Wednesday, January 20, 2010
Tablescape Thursday: Formal Dinner in the Dining Room
Tonight I am also using vintage linen placemats which I recently bought at an antique store. I also have napkins that match. You can view one of the napkins in last week's Tablescape post here.
I have placed the butter spreader at angle on the bread plate to mimic the offset placement of the wine glass and water goblet. The placement of the flatware is the traditional "American" style. In the "Continental" style, the forks would be placed with the tines down, rather than facing up.
A matching gravy boat (above). And for my centerpiece on the table, I used my antique Victorian cruet castor. This piece is silver plate, which has some wear and two of my cruet bottles are missing the stoppers, but I love the etched glass and it still swivels nicely! This piece was made by the Meriden Britannia Co. which was founded in Meriden, CT in 1852. This one has 5 cruet bottles, which would have held sweet oil, vinegar, salt, pepper and probably mustard. Meriden Britannia is known for not consistently marking their products with style numbers, etc. to be able to date them easily, and I have been unable to find out the exact date this one was made. "Fancy" cruet stands were introduced in the 1850s, with shorter stature revolving castors becoming popular after 1855. Tall revolving cruet castors were introduced in the 1880s. Cruet stands themselves were out of fashion by the end of the 1890s.
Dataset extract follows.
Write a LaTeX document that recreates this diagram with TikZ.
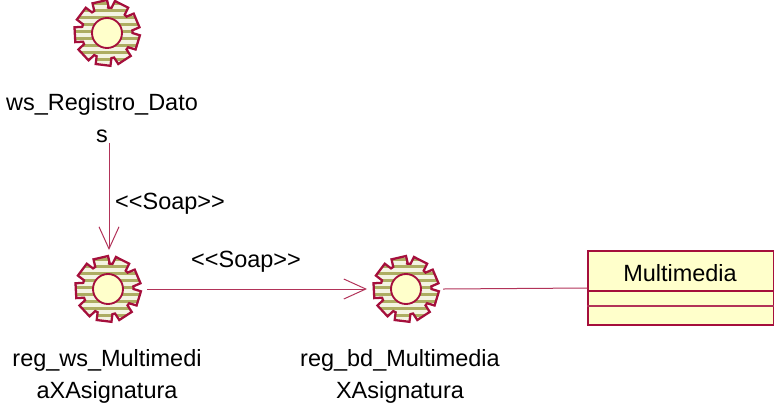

I would guess mine is probably from the 1880s, although I did see a picture once of a castor which looked very similar to mine that was dated from the late 1860s-1870s.
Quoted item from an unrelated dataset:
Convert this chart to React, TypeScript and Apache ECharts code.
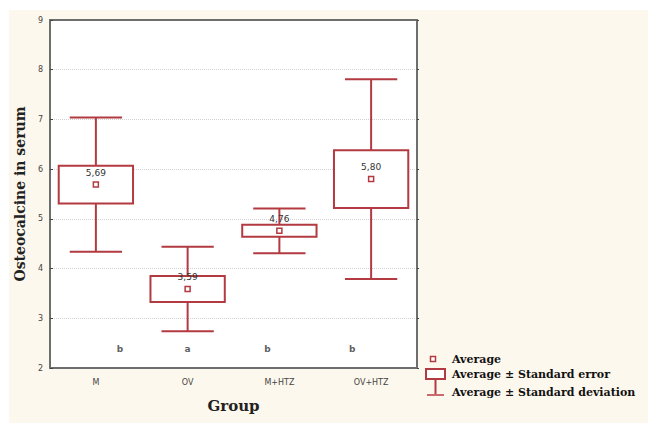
import React, { useEffect, useRef } from "react";
import * as echarts from "echarts";

const groups = ["M", "OV", "M+HTZ", "OV+HTZ"];
const means = [5.69, 3.59, 4.76, 5.8];
const meanLabels = ["5,69", "3,59", "4,76", "5,80"];
const stdErrors = [0.38, 0.26, 0.12, 0.58];
const stdDeviations = [1.35, 0.85, 0.45, 2.01];
const letters = ["b", "a", "b", "b"];
const letterLevel = 2.38;
const legendLabels = [
  "Average",
  "Average ± Standard error",
  "Average ± Standard deviation",
];

const RED = "#b23a40";
const FRAME = "#6e6e6e";
const letterOffsets = [24, 0, -12, -19];

export default function App() {
  const ref = useRef<HTMLDivElement>(null);
  useEffect(() => {
    if (!ref.current) return;
    const chart = echarts.init(ref.current, null, { renderer: "svg" });
    const boxData = groups.map((_, i) => [i, means[i], stdErrors[i], stdDeviations[i]]);
    const option: any = {
      animation: false,
      backgroundColor: "#ffffff",
      grid: { left: 50, right: 231, top: 20, bottom: 55, show: true, backgroundColor: "#ffffff", borderWidth: 0 },
      xAxis: [
        {
          type: "category",
          data: groups,
          boundaryGap: true,
          name: "Group",
          nameLocation: "middle",
          nameGap: 30,
          nameTextStyle: { fontFamily: "DejaVu Serif", fontWeight: "bold", fontSize: 15, color: "#222" },
          axisLine: { lineStyle: { color: FRAME, width: 2 } },
          axisTick: { alignWithLabel: true, inside: true, length: 3, lineStyle: { color: "#444" } },
          axisLabel: { fontFamily: "DejaVu Sans", fontSize: 8, color: "#444", margin: 10 },
          splitLine: { show: false },
        },
        {
          type: "category",
          data: groups,
          position: "top",
          boundaryGap: true,
          axisLine: { lineStyle: { color: FRAME, width: 2 } },
          axisTick: { alignWithLabel: true, inside: true, length: 3, lineStyle: { color: "#444" } },
          axisLabel: { show: false },
          splitLine: { show: false },
        },
      ],
      yAxis: [
        {
          type: "value",
          min: 2,
          max: 9,
          interval: 1,
          name: "Osteocalcine in serum",
          nameLocation: "middle",
          nameGap: 23,
          nameTextStyle: { fontFamily: "DejaVu Serif", fontWeight: "bold", fontSize: 14, color: "#222" },
          axisLine: { show: true, lineStyle: { color: FRAME, width: 2 } },
          axisTick: { show: true, inside: true, length: 3, lineStyle: { color: "#444" } },
          axisLabel: { fontFamily: "DejaVu Sans", fontSize: 8, color: "#444", margin: 7 },
          splitLine: { show: true, lineStyle: { color: "#d2d2d2", type: "dotted", width: 1 } },
        },
        {
          type: "value",
          min: 2,
          max: 9,
          interval: 1,
          position: "right",
          axisLine: { show: true, lineStyle: { color: FRAME, width: 2 } },
          axisTick: { show: true, inside: false, length: 2, lineStyle: { color: "#444" } },
          axisLabel: { show: false },
          splitLine: { show: false },
        },
      ],
      series: [
        {
          type: "custom",
          xAxisIndex: 0,
          yAxisIndex: 0,
          data: boxData,
          renderItem: (params: any, api: any) => {
            const i = api.value(0);
            const m = api.value(1);
            const se = api.value(2);
            const sd = api.value(3);
            const [cx, cy] = api.coord([i, m]);
            const seTop = api.coord([i, m + se])[1];
            const seBot = api.coord([i, m - se])[1];
            const sdTop = api.coord([i, m + sd])[1];
            const sdBot = api.coord([i, m - sd])[1];
            const band = api.size([1, 0])[0];
            const bw = band * 0.81;
            const cw = band * 0.57;
            const ls = { stroke: RED, lineWidth: 2, fill: null };
            return {
              type: "group",
              children: [
                { type: "line", shape: { x1: cx, y1: sdTop, x2: cx, y2: seTop }, style: ls },
                { type: "line", shape: { x1: cx, y1: seBot, x2: cx, y2: sdBot }, style: ls },
                { type: "line", shape: { x1: cx - cw / 2, y1: sdTop, x2: cx + cw / 2, y2: sdTop }, style: ls },
                { type: "line", shape: { x1: cx - cw / 2, y1: sdBot, x2: cx + cw / 2, y2: sdBot }, style: ls },
                {
                  type: "rect",
                  shape: { x: cx - bw / 2, y: seTop, width: bw, height: seBot - seTop },
                  style: { stroke: RED, lineWidth: 2, fill: "#ffffff" },
                },
                {
                  type: "rect",
                  shape: { x: cx - 2.5, y: cy - 2.5, width: 5, height: 5 },
                  style: { stroke: RED, lineWidth: 1.5, fill: "#ffffff" },
                },
                {
                  type: "text",
                  style: {
                    text: meanLabels[params.dataIndex],
                    x: cx,
                    y: cy - 12,
                    align: "center",
                    verticalAlign: "middle",
                    fill: "#333",
                    font: "9px 'DejaVu Sans'",
                  },
                },
              ],
            };
          },
          z: 3,
        },
        {
          type: "scatter",
          xAxisIndex: 0,
          yAxisIndex: 0,
          symbolSize: 0,
          data: groups.map((_, i) => ({
            value: [i, letterLevel],
            label: { offset: [letterOffsets[i], 0] },
          })),
          label: {
            show: true,
            position: "inside",
            formatter: (p: any) => letters[p.dataIndex],
            fontFamily: "DejaVu Sans",
            fontSize: 9,
            fontWeight: "bold",
            color: "#333",
          },
          silent: true,
          z: 4,
        },
      ],
      graphic: [
        {
          type: "rect",
          left: 9,
          top: 10,
          shape: { width: 639, height: 413 },
          style: { fill: "#fdf8ed" },
          z: -10,
          silent: true,
        },
        {
          type: "rect",
          shape: { x: 50, y: 20, width: 367, height: 348 },
          style: { fill: "#ffffff" },
          z: -9,
          silent: true,
        },
        {
          type: "rect",
          shape: { x: 430.5, y: 356.5, width: 5, height: 5 },
          style: { stroke: RED, lineWidth: 1.5, fill: "#ffffff" },
          z: 10,
        },
        {
          type: "rect",
          shape: { x: 426, y: 369, width: 19, height: 10 },
          style: { stroke: RED, lineWidth: 2, fill: "#ffffff" },
          z: 10,
        },
        {
          type: "line",
          shape: { x1: 435.5, y1: 379, x2: 435.5, y2: 395 },
          style: { stroke: RED, lineWidth: 2 },
          z: 10,
        },
        {
          type: "line",
          shape: { x1: 427, y1: 395, x2: 444, y2: 395 },
          style: { stroke: "#c86a6e", lineWidth: 2 },
          z: 10,
        },
        ...legendLabels.map((t, i) => ({
          type: "text",
          x: 452,
          y: [359, 374, 392][i],
          style: {
            text: t,
            fill: "#111",
            font: "bold 11px 'DejaVu Serif'",
            verticalAlign: "middle",
            align: "left",
          },
          z: 10,
        })),
      ],
    };
    chart.setOption(option);
    return () => chart.dispose();
  }, []);
  return (
    <div
      ref={ref}
      style={{ position: "fixed", left: 0, top: 0, width: 648, height: 423, background: "#ffffff" }}
    />
  );
}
As darkness falls, the candlelight sparkles on the crystal and silver!
Between Naps on the Porch!
The Basic Vocabulary for the Table Setting:
Cover: The space allotted the diner on which tableware is placed
Cutlery: Eating utensils with a cutting edge, such as a steak knife
Dinnerware: A collective term for plates, bowls, cups and saucers
Flatware: Utensils manufactured from flattened sheets of metal, cut and stamped into form; ware that lays flat on the table, such as a dinner knife, fork or spoon.
Glassware: Non-stemmed drinking vessels, such as tumblers and bar glasses; also glass plate, cups or bowls
Holloware: Serveware with height and depth that is hollow in the center; for example, a pitcher or coffee pot.
Place setting: The space or "setting" on the table where the dinnerware, stemware and flatware are 'placed'; also known as the "cover".
Serveware: Utility ware used to serve a meal; such as platters, trays or bowls.
Silverware: Flatware made of silver
Stemware: A glass with a bowl that rests on a stem anchored by a foot; for example a long-stemmed wine glass.
Suite: Tableware that matches, such as dinnerware, flatware and stemware ornamented with the same motif
Table Service: An inclusive word for dinnerware, flatware, glassware and linens.
Tableware: An inclusive word for dinnerware, flatware, etc.; the ware from which food and drink are taken.
Tumbler: A non-stemmed glass with a flat or semi-rounded base, such as a bar glass.